En los playoffs, Leetch logró el título de la anotación y se convirtió en el primer estadounidense en ganar el trofeo Conn Smythe. Su magia sobre el hielo resultó esencial en el viaje a los Rangers a la Copa. En el otro extremo de la pista, Richter se estableció como un portero decisivo. El natural de Pennsylvania encajó 2,09 goles de media por partido y detuvo un penalti de Pavel Bure en el cuarto partido de la final.
La confianza de Messier en su equipo otorgó a New York la seguridad que necesitaba para alcanzar el objetivo máximo. El miembro del Salón de la Fama marcó dos veces para eliminar la ventaja de New Jersey en el tercer periodo. Después completó un triplete natural para darle el triunfo a los Rangers. Finalmente, la habilidad con el stick de Alex Kovalev lo aupó a la tercera posición en puntos en las eliminatorias.

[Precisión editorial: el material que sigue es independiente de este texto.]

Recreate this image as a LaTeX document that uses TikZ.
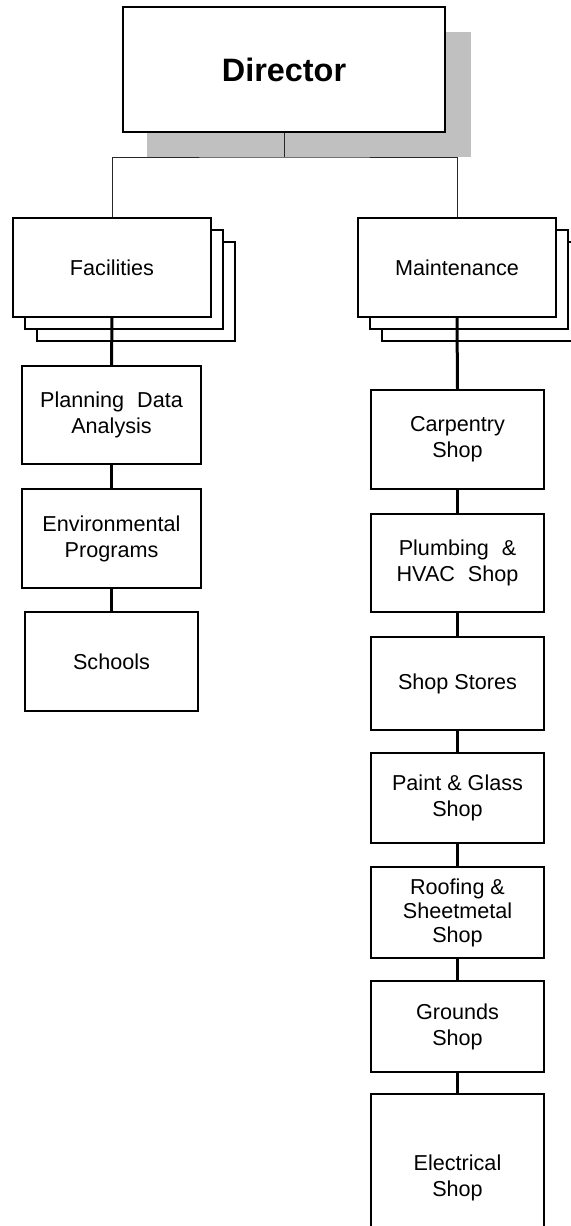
\documentclass[tikz,border=0pt]{standalone}
\usepackage{fontspec}
\setmainfont{Liberation Sans}
\begin{document}
\begin{tikzpicture}[x=0.5pt,y=-0.5pt,
  unitbox/.style={draw=black,line width=1pt,fill=white,align=center,inner sep=0pt,
    font=\fontsize{10.8}{13}\selectfont},
  backbox/.style={draw=black,line width=1pt,fill=white,inner sep=0pt,
    minimum width=99pt,minimum height=49.5pt},
  topbox/.style={draw=black,line width=1.35pt,fill=white,inner sep=0pt,
    minimum width=161pt,minimum height=62.5pt,font=\fontsize{16.2}{19}\selectfont\bfseries},
  thinlink/.style={draw={rgb,255:red,40;green,40;blue,40},line width=0.5pt},
  thicklink/.style={draw=black,line width=1.5pt},
  colA/.style={unitbox,minimum width=89.5pt},
  colB/.style={unitbox,minimum width=86.5pt}]
\definecolor{shadowgray}{RGB}{192,192,192}
\clip (0,0) rectangle (571,1226);

% director with its drop shadow
\fill[shadowgray] (147,32) rectangle (471,157);
\node[topbox] (dir) at (284,69.5) {Director};

% stacked department boxes
\node[backbox] (facb2) at (136,291.5) {};
\node[backbox] (facb1) at (124,279.5) {};
\node[unitbox,minimum width=99pt,minimum height=49.5pt] (fac) at (112,267.5) {Facilities};
\node[backbox] (maib2) at (481,291.5) {};
\node[backbox] (maib1) at (469,279.5) {};
\node[unitbox,minimum width=99pt,minimum height=49.5pt] (mai) at (457,267.5) {Maintenance};

% top-level links
\coordinate (bus) at (284,157);
\draw[thinlink] (dir.south) -- (bus);
\draw[thinlink] (fac.north) |- (bus) -| (mai.north);

% facilities column
\node[colA,minimum height=49pt] (plan) at (111.5,415) {Planning\hspace{0.6em}Data\\Analysis};
\node[colA,minimum height=49.5pt] (env) at (111.5,538.5) {Environmental\\Programs};
\node[colB,minimum height=49.5pt] (sch) at (111.5,661.5) {Schools};

% maintenance column
\node[colB,minimum height=49.5pt] (carp) at (457.5,439.5) {Carpentry\\Shop};
\node[colB,minimum height=49pt] (plum) at (457.5,563) {Plumbing\hspace{0.6em}\&\\HVAC\hspace{0.6em}Shop};
\node[colB,minimum height=46.5pt] (stor) at (457.5,683.5) {Shop Stores};
\node[colB,minimum height=45pt] (pnt) at (457.5,798) {Paint \& Glass\\Shop};
\node[colB,minimum height=45.5pt,font=\fontsize{10.8}{12}\selectfont] (roof) at (457.5,912.5) {Roofing \&\\Sheetmetal\\Shop};
\node[colB,minimum height=45.5pt] (grnd) at (457.5,1026.5) {Grounds\\Shop};
\node[colB,minimum height=84pt] (elec) at (457.5,1178) {Electrical\\Shop};

% chain links
\draw[thicklink] (fac.south) -- (plan.north);
\draw[thicklink] (plan.south) -- (env.north);
\draw[thicklink] (env.south) -- (sch.north);
\draw[thicklink] (mai.south) -- (carp.north);
\draw[thicklink] (carp.south) -- (plum.north);
\draw[thicklink] (plum.south) -- (stor.north);
\draw[thicklink] (stor.south) -- (pnt.north);
\draw[thicklink] (pnt.south) -- (roof.north);
\draw[thicklink] (roof.south) -- (grnd.north);
\draw[thicklink] (grnd.south) -- (elec.north);
\end{tikzpicture}
\end{document}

El positivismo reinaba en Pennsylvania Plaza antes de los playoffs. Mientras que nadie, excepto Messier, garantizaba nada, una fenomenal temporada regular posicionó bien a los Rangers para tener éxito en la postemporada. Un núcleo fuerte de jugadores, un portero en su mejor momento y un entrenador sin miramientos resultaron en las dieciséis victorias para los Blueshirts. Las décadas de espera agónica habían terminado tras el triunfo de New York, el 14 de junio de 1994, en el séptimo partido contra los Vancouver Canucks. Al fin, aquellos agoreros cánticos de “1940” se apagaron y los aficionados de toda la vida ya podían llegar al cielo en paz.